Neyse… Mekan akşama doğru kalabalıklaşmaya başlamıştı. Oturulacak yer pek kalmamıştı. Bir yanıma İngiliz olduğunu tahmin ettiğim, aksanına bakılırsa muhtemelen Essex kökenli bir sarı-abi oturdu. Diğer yanımda Güney Amerikalı 3-4 kız. Maçın başından sonuna hep beraber pozisyon yorumlayıp geyik muhabbeti yaptık. Kalkarken “tuvalete gidiyorum, yerimi tutar mısın” yaptık. Ya da “bara gidiyorum, bir şey ister misin” yaptık. Birkaç saat boyunca herkes birbirine bir şeyler ısmarladı, buradaki kültür buydu. Dışarı sigara içmeye çıkıldı, Avustralyalı turist tiplerle tanışıldı, içeri girildi, yan masadaki adamla muhabbet edilirken Blackburn Rovers fanatiği olduğu ve Tugay Kerimoğlu’na taptığı görüldü falan. Evet, kadınlar. Artık adam gibi döneyim bu konuya. Mekana çift olarak gelenlerin hiçbiri konuyla ilgisiz gözükmüyorlardı. Çift olarak gelmeyen ise erkekler, kadınlar, erkek grupları ve kadın grupları vardı. Kadın grupları özellikle, şaşıracaksınız ama, ofsayta ve genel kurallara hakimlerdi. Buradaki herhangi bir kafede görebileceğimiz gibi erkek arkadaşlarının yanında eşantiyon olarak zorla getirilmemişlerdi. Futbol seven, futbol izlemeye gelmiş, ne kadar erkek varsa, o kadar kadın vardı.

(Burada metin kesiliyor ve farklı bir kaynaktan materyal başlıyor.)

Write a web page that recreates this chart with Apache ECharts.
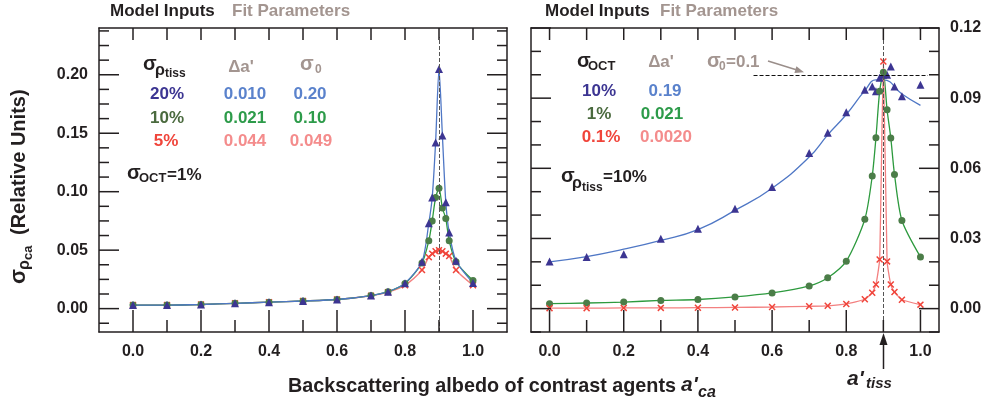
<!DOCTYPE html>
<html>
<head>
<meta charset="utf-8">
<script src="https://cdn.jsdelivr.net/npm/echarts@6/dist/echarts.min.js"></script>
<style>
  html, body { margin: 0; padding: 0; background: #fff; }
  #chart { width: 986px; height: 406px; }
</style>
</head>
<body>
<div id="chart"></div>
<script>
// left panel: sigma_OCT = 1%, three tissue noise levels
const leftX = [0, 0.1, 0.2, 0.3, 0.4, 0.5, 0.6, 0.7, 0.75, 0.8, 0.85, 0.87, 0.88, 0.89, 0.9, 0.91, 0.92, 0.93, 0.95, 1.0];
const leftBlue = [0.003, 0.003, 0.0035, 0.0045, 0.0055, 0.0065, 0.0078, 0.0112, 0.0145, 0.0218, 0.040, 0.073, 0.095, 0.142, 0.205, 0.148, 0.091, 0.065, 0.041, 0.022];
const leftGreen = [0.003, 0.003, 0.0035, 0.0045, 0.0055, 0.0065, 0.0078, 0.0112, 0.0145, 0.0215, 0.039, 0.058, 0.075, 0.095, 0.103, 0.086, 0.077, 0.058, 0.040, 0.024];
const leftRed = [0.003, 0.003, 0.0035, 0.0045, 0.0055, 0.0065, 0.0078, 0.011, 0.014, 0.020, 0.033, 0.044, 0.047, 0.049, 0.050, 0.049, 0.047, 0.045, 0.033, 0.020];

// right panel: sigma_rho_tiss = 10%, three OCT noise levels
const rightX = [0, 0.1, 0.2, 0.3, 0.4, 0.5, 0.6, 0.7, 0.75, 0.8, 0.85, 0.87, 0.88, 0.89, 0.9, 0.91, 0.92, 0.93, 0.95, 1.0];
const rightBlue = [0.0202, 0.0221, 0.0232, 0.0299, 0.0342, 0.0427, 0.052, 0.0665, 0.0752, 0.084, 0.0936, 0.095, 0.0929, 0.0987, 0.100, 0.100, 0.1035, 0.095, 0.0908, 0.0957];
const rightGreen = [0.0021, 0.0024, 0.0028, 0.0035, 0.0039, 0.005, 0.0067, 0.0097, 0.0132, 0.0203, 0.0382, 0.0567, 0.0731, 0.0929, 0.1011, 0.085, 0.073, 0.0574, 0.0377, 0.0221];
const rightRed = [0.0002, 0.0002, 0.0003, 0.0003, 0.0004, 0.0005, 0.0007, 0.001, 0.0012, 0.002, 0.004, 0.0068, 0.0103, 0.021, 0.1057, 0.0202, 0.0103, 0.0071, 0.0038, 0.0017];
// fitted curve for the blue triangles
const blueFitX = [0, 0.1, 0.2, 0.3, 0.4, 0.5, 0.6, 0.7, 0.75, 0.8, 0.85, 0.88, 0.9, 0.95, 1.0];
const blueFit = [0.020, 0.0222, 0.0254, 0.0292, 0.0338, 0.042, 0.0515, 0.0648, 0.0743, 0.083, 0.0932, 0.0978, 0.0978, 0.0918, 0.0869];

// ticks
const xMajor = [0, 0.2, 0.4, 0.6, 0.8, 1.0];
const xMinor = [0.1, 0.3, 0.5, 0.7, 0.9];
const leftYMajor = [0, 0.05, 0.10, 0.15, 0.20];
const leftYMinor = [-0.0125, 0.0125, 0.025, 0.0375, 0.0625, 0.075, 0.0875, 0.1125, 0.125, 0.1375, 0.1625, 0.175, 0.1875, 0.2125, 0.225, 0.2375];
const rightYMajor = [0, 0.03, 0.06, 0.09, 0.12];
const rightYMinor = [-0.01, 0.01, 0.02, 0.04, 0.05, 0.07, 0.08, 0.10, 0.11];

const tissAlbedo = 0.9;
const sigma0 = 0.1;

const FONT = '"Liberation Sans", Arial, Helvetica, sans-serif';
const INK = "#231f20";
const GREY = "#a39590";
const C = {
  tri: "#3c3592", blueLine: "#4f77c5", blueTxt: "#5a82cc",
  dot: "#4b7d48", greenLine: "#2d9a3e", greenTxt: "#2d9b4a", greenIn: "#4a6a3e",
  cross: "#f0443a", redLine: "#f38080", redTxt: "#f48c8c",
};
const crossPath = "path://M0,1.5L1.5,0L5,3.5L8.5,0L10,1.5L6.5,5L10,8.5L8.5,10L5,6.5L1.5,10L0,8.5L3.5,5Z";

const pairs = (xs, ys) => xs.map((x, i) => [x, ys[i]]);

const TOP = 28, HEIGHT = 304;
const frameLine = { show: true, onZero: false, lineStyle: { color: INK, width: 1.5 } };
const labelFont = { color: INK, fontSize: 16, fontWeight: "bold", fontFamily: FONT };

const L = { grid: 0, left: 99, width: 408, xMin: -0.1, xMax: 1.1, yMin: -0.02, yMax: 0.24, yMajor: leftYMajor, yMinor: leftYMinor, labelSide: "left" };
const R = { grid: 1, left: 531, width: 408, xMin: -0.05, xMax: 1.05, yMin: -0.01, yMax: 0.12, yMajor: rightYMajor, yMinor: rightYMinor, labelSide: "right" };

function xAxesFor(p) {
  const base = { type: "value", gridIndex: p.grid, min: p.xMin, max: p.xMax, splitLine: { show: false }, axisTick: { show: false }, axisLine: frameLine };
  return [
    Object.assign({}, base, {
      position: "bottom",
      axisLabel: Object.assign({ customValues: xMajor, margin: 12, formatter: (v) => v.toFixed(1) }, labelFont),
    }),
    Object.assign({}, base, { position: "top", axisLabel: { show: false } }),
  ];
}

function yAxesFor(p) {
  const base = { type: "value", gridIndex: p.grid, min: p.yMin, max: p.yMax, splitLine: { show: false }, axisTick: { show: false }, axisLine: frameLine };
  return ["left", "right"].map((side) => Object.assign({}, base, {
    position: side,
    axisLabel: side === p.labelSide
      ? Object.assign({ customValues: p.yMajor, margin: 11, formatter: (v) => v.toFixed(2) }, labelFont)
      : { show: false },
  }));
}

function fitLine(xi, yi, xs, ys, color, extra) {
  return Object.assign({
    type: "line", xAxisIndex: xi, yAxisIndex: yi, data: pairs(xs, ys),
    showSymbol: false, smooth: 0.25,
    lineStyle: { color: color, width: 1.3 }, z: 2, silent: true,
  }, extra || {});
}

function marks(xi, yi, xs, ys, symbol, size, color) {
  return {
    type: "scatter", xAxisIndex: xi, yAxisIndex: yi, data: pairs(xs, ys),
    symbol: symbol, symbolSize: size, itemStyle: { color: color, opacity: 1 }, z: 3, silent: true,
  };
}

function txt(x, y, text, size, color, opt) {
  opt = opt || {};
  const align = opt.align || "left";
  return {
    type: "text", x: x, y: y, silent: true,
    style: {
      text: text, fill: color,
      font: (opt.italic ? "italic " : "") + "bold " + size + "px " + FONT,
      align: align, verticalAlign: "middle", textAlign: align, textVerticalAlign: "middle",
    },
  };
}

const dashed = { type: "dashed", color: "#555", width: 1 };

const chart = echarts.init(document.getElementById("chart"));

chart.setOption({
  animation: false,
  grid: [
    { left: L.left, top: TOP, width: L.width, height: HEIGHT, outerBoundsMode: "none" },
    { left: R.left, top: TOP, width: R.width, height: HEIGHT, outerBoundsMode: "none" },
  ],
  // x: 0 bottom-left, 1 top-left, 2 bottom-right, 3 top-right; y: 0 left-left, 1 right-left, 2 left-right, 3 right-right
  xAxis: xAxesFor(L).concat(xAxesFor(R)),
  yAxis: yAxesFor(L).concat(yAxesFor(R)),
  series: [
    fitLine(0, 0, leftX, leftRed, C.redLine),
    fitLine(0, 0, leftX, leftGreen, C.greenLine),
    fitLine(0, 0, leftX, leftBlue, C.blueLine, {
      markLine: {
        silent: true, symbol: ["none", "none"], label: { show: false }, lineStyle: dashed,
        data: [[{ coord: [tissAlbedo, -0.02] }, { coord: [tissAlbedo, 0.232] }]],
      },
    }),
    marks(0, 0, leftX, leftRed, crossPath, 7, C.cross),
    marks(0, 0, leftX, leftGreen, "circle", 7, C.dot),
    marks(0, 0, leftX, leftBlue, "triangle", 8, C.tri),

    fitLine(2, 2, blueFitX, blueFit, C.blueLine, {
      smooth: 0.5,
      markLine: {
        silent: true, symbol: ["none", "none"], label: { show: false }, lineStyle: dashed,
        data: [
          { xAxis: tissAlbedo },
          [{ coord: [0.55, sigma0], lineStyle: { color: "#111" } }, { coord: [1.02, sigma0] }],
        ],
      },
    }),
    fitLine(2, 2, rightX, rightGreen, C.greenLine),
    fitLine(2, 2, rightX, rightRed, C.redLine, { smooth: 0.15 }),
    marks(2, 2, rightX, rightBlue, "triangle", 8, C.tri),
    marks(2, 2, rightX, rightGreen, "circle", 7, C.dot),
    marks(2, 2, rightX, rightRed, crossPath, 7, C.cross),
  ],
});

// inward tick marks of the frame, placed through the chart's own axes
function frameTicks(p) {
  const px = (x, y) => chart.convertToPixel({ gridIndex: p.grid }, [x, y]);
  const out = [];
  const seg = (a, dx, dy) => out.push({
    type: "line", silent: true, z: 50,
    shape: { x1: a[0], y1: a[1], x2: a[0] + dx, y2: a[1] + dy },
    style: { stroke: INK, lineWidth: 1.5 },
  });
  xMajor.forEach((v) => seg(px(v, p.yMin), 0, -22));
  xMinor.forEach((v) => seg(px(v, p.yMin), 0, -12));
  xMajor.concat(xMinor).forEach((v) => seg(px(v, p.yMax), 0, 12));
  p.yMajor.forEach((v) => { seg(px(p.xMin, v), 20, 0); seg(px(p.xMax, v), -20, 0); });
  p.yMinor.forEach((v) => { seg(px(p.xMin, v), 10, 0); seg(px(p.xMax, v), -10, 0); });
  return out;
}

const notes = [
  // headers
  txt(110, 11, "Model Inputs", 17, INK),
  txt(232, 11, "Fit Parameters", 17, GREY),
  txt(545, 11, "Model Inputs", 17, INK),
  txt(660, 11, "Fit Parameters", 17, GREY),

  // left panel legend table
  txt(143, 64, "σ", 20, INK),
  txt(155, 71, "ρ", 16, INK),
  txt(165, 74, "tiss", 12, INK),
  txt(241, 67, "Δa'", 17, GREY, { align: "center" }),
  txt(300, 64, "σ", 20, GREY),
  txt(315, 70, "0", 12, GREY),
  txt(167, 94, "20%", 17, C.tri, { align: "center" }),
  txt(245, 94, "0.010", 17, C.blueTxt, { align: "center" }),
  txt(310, 94, "0.20", 17, C.blueTxt, { align: "center" }),
  txt(167, 118, "10%", 17, C.greenIn, { align: "center" }),
  txt(245, 118, "0.021", 17, C.greenTxt, { align: "center" }),
  txt(310, 118, "0.10", 17, C.greenTxt, { align: "center" }),
  txt(166, 141, "5%", 17, C.cross, { align: "center" }),
  txt(245, 141, "0.044", 17, C.redTxt, { align: "center" }),
  txt(311, 141, "0.049", 17, C.redTxt, { align: "center" }),
  txt(127, 173, "σ", 20, INK),
  txt(139, 178, "OCT", 13, INK),
  txt(167, 175, "=1%", 17, INK),

  // right panel legend table
  txt(577, 61, "σ", 20, INK),
  txt(588, 66, "OCT", 13, INK),
  txt(661, 62, "Δa'", 17, GREY, { align: "center" }),
  txt(707, 61, "σ", 20, GREY),
  txt(719, 67, "0", 12, GREY),
  txt(726, 62, "=0.1", 17, GREY),
  txt(599, 91, "10%", 17, C.tri, { align: "center" }),
  txt(665, 91, "0.19", 17, C.blueTxt, { align: "center" }),
  txt(599, 114, "1%", 17, C.greenIn, { align: "center" }),
  txt(662, 114, "0.021", 17, C.greenTxt, { align: "center" }),
  txt(601, 137, "0.1%", 17, C.cross, { align: "center" }),
  txt(666, 137, "0.0020", 17, C.redTxt, { align: "center" }),
  txt(561, 176, "σ", 20, INK),
  txt(572, 184, "ρ", 16, INK),
  txt(582, 188, "tiss", 12, INK),
  txt(603, 177, "=10%", 17, INK),

  // sigma_0 arrow
  { type: "line", silent: true, shape: { x1: 768, y1: 61, x2: 797, y2: 70 }, style: { stroke: "#9a8e8a", lineWidth: 1.5 } },
  { type: "polygon", silent: true, shape: { points: [[804, 72.3], [794.4, 72.9], [796.4, 66.3]] }, style: { fill: "#9a8e8a" } },

  // a'_tiss arrow
  { type: "line", silent: true, shape: { x1: 883.5, y1: 369, x2: 883.5, y2: 342 }, style: { stroke: INK, lineWidth: 1.5 } },
  { type: "polygon", silent: true, shape: { points: [[883.5, 333], [879.5, 345], [887.5, 345]] }, style: { fill: INK } },
  txt(847, 379, "a'", 21, INK, { italic: true }),
  txt(866, 384, "tiss", 15, INK, { italic: true }),

  // x axis title
  txt(288, 387, "Backscattering albedo of contrast agents", 19.8, INK),
  txt(681, 385, "a'", 21, INK, { italic: true }),
  txt(698, 393, "ca", 16, INK, { italic: true }),

  // y axis title, rotated
  {
    type: "group", x: 19, y: 284, rotation: Math.PI / 2, silent: true,
    children: [
      txt(0, 0, "σ", 22, INK),
      txt(14, 6, "ρ", 16, INK),
      txt(24, 9, "ca", 13, INK),
      txt(49, 0, "(Relative Units)", 20, INK),
    ],
  },
];

chart.setOption({ graphic: notes.concat(frameTicks(L), frameTicks(R)) });
</script>
</body>
</html>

Çalışma grubumuz da aşağı yukarı böyleydi. Amerikan futboluyla büyümüş, ondan da iğrenmiş ABDlileri falan saymazsak, Bosna’dan, Endonezya’dan, Kore’den, Kırgızistan’dan, İspanya’dan gelmiş ne kadar kadın varsa “akşamki maçı izlemeye gidiyor muyuz” muhabbeti yapıyordu. İşte o zaman tam olarak futbolun içsel şekilde seksist bir şey olmadığını, bunun bizim dalyaraklığımız olduğunu tekrar fark etmiştim. Gerçekten güzel bir ülkede futbol gibi çok popüler bir olgunun kadınlar için de en az erkekler için olduğu kadar popüler olması, “asıl normal olması gereken şey” olmalıydı. Futbol muhabbetini yüzü pembe harcore İngiliz abiyle de yapabiliyordum, İtalyan abiyle de yapabiliyordum, Meksikalı ablayla da yapabiliyordum, İsveçli ablayla da yapabiliyordum. Avustralyalı abla “sizin milli takım pek iyi değil bu arlar ama Galatasaray’ı beğeniyorum, kanatlara takviye yapabilseniz Şampiyonlar Ligi için yararı olabilir” demişti, sonra “yine de Türkiye milli takımını da izlemek isterdim, 2002’de heyecanla takip etmiştim” diye ekledi. Hollandalı abla “Sneijder’in performans kaybettiğini, ama Galatasaray için gittikçe daha iyi bir katkı olcağını” söylemişti. Tüm bu süreçte, aynı gün içinde, konuyla ilgili veya ilgisiz muhabbet açtığım, veya benimle muhabbet açan kişilerle ilgili bir tane bile “bana mı yürüyor acaba” muhabbeti olmadı. Bir tane kadın bile “şuraya kız kıza maç izlemeye geldik, sen kimsin bizimle konuşuyosun” kezbanlığında bulunmadı. Ben de apaçi bir kıro olmadığım için hiçbir noktada “güzel hatunmuş, ısırırım ben bunu” şeklinde Türk-ümidine girmedim. Her şey olması gerektiği gibiydi. Kadınlı erkekli, gerek karşı cinsle gerek hemcinslerimizle tamamen medeni muhabbetler etmiştik ve birbirimizi bir saat sonra bile görsek zaten tanımayacaktık.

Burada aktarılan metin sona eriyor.